An IEEE Compliant Floating-Point Adder that Conforms with the Pipelined Packet-Forwarding Paradigm

  • Authors:
  • Asger Munk Nielsen;David W. Matula;C. N. Lyu;Guy Even

  • Affiliations:
  • MIPS Denmark Ballerup, Denmark;Southern Methodist Univ., Dallas, TX;Nisham Systems, San Jose, CA;Tel Aviv Univ., Tel Aviv, Israel

  • Venue:
  • IEEE Transactions on Computers
  • Year:
  • 2000

Quantified Score

Hi-index 14.98

Visualization

Abstract

This paper presents a floating-point addition algorithm and adder pipeline design employing a packet forwarding pipeline paradigm.
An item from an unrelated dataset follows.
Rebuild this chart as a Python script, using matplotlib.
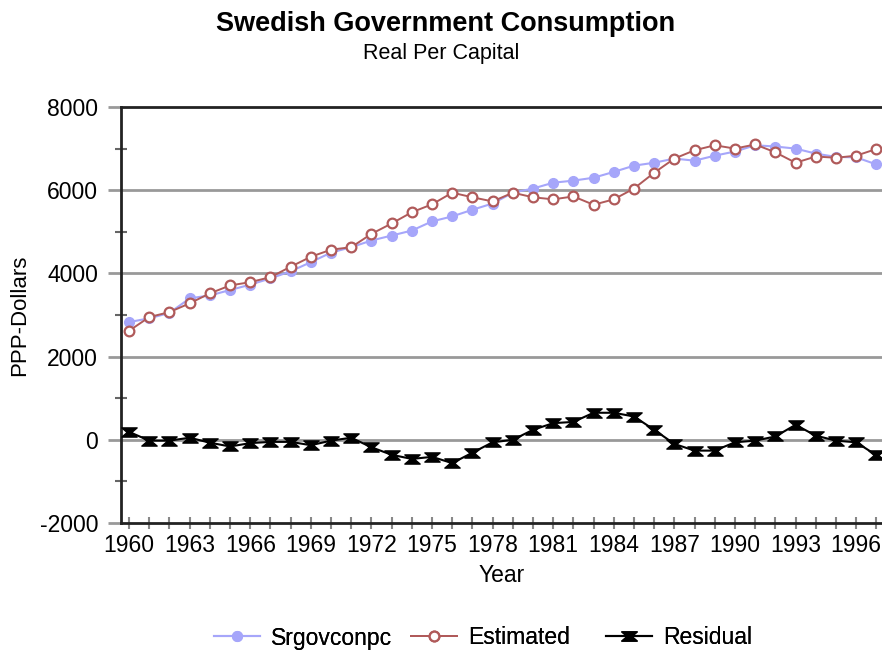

The packet forwarding format and the proposed algorithms constitute a new paradigm for handling data hazards in deeply pipelined floating-point pipelines. The addition and rounding algorithms employ a four stage execution phase pipeline with each stage suitable for implementation in a short clock period, assuming about 15 logic levels per cycle. The first two cycles are related to addition proper and are the focus of this paper. The last two cycles perform the rounding and have been covered in a paper by Matula and Nielsen [8]. The addition algorithm accepts one operand in a standard binary floating-point format at the start of cycle one. The second operand is represented in the packet forwarding floating-point format, namely, it is divided into four parts: the sign bit, the exponent string, the principal part of the significand, and the carry-round packet. The first three parts of the second operand are input at the start of cycle one and the carry-round packet is input at the start of cycle two. The result is output in two formats that both represent the rounded result as required by the IEEE 754 standard. The result is output in the packet forwarding floating-point format at the end of cycles two and three to allow forwarding with an effective latency of two cycles. The result is also output in standard IEEE 754 binary format at the end of cycle four for retirement to a register. The packet forwarding result is thus available with an effective two cycle latency for forwarding to the start of the adder pipeline or to a cooperating multiplier pipeline accepting a packet forwarding operand. The effective latency of the proposed design is two cycles for successive dependent operations while preserving IEEE 754 binary floating-point compatibility.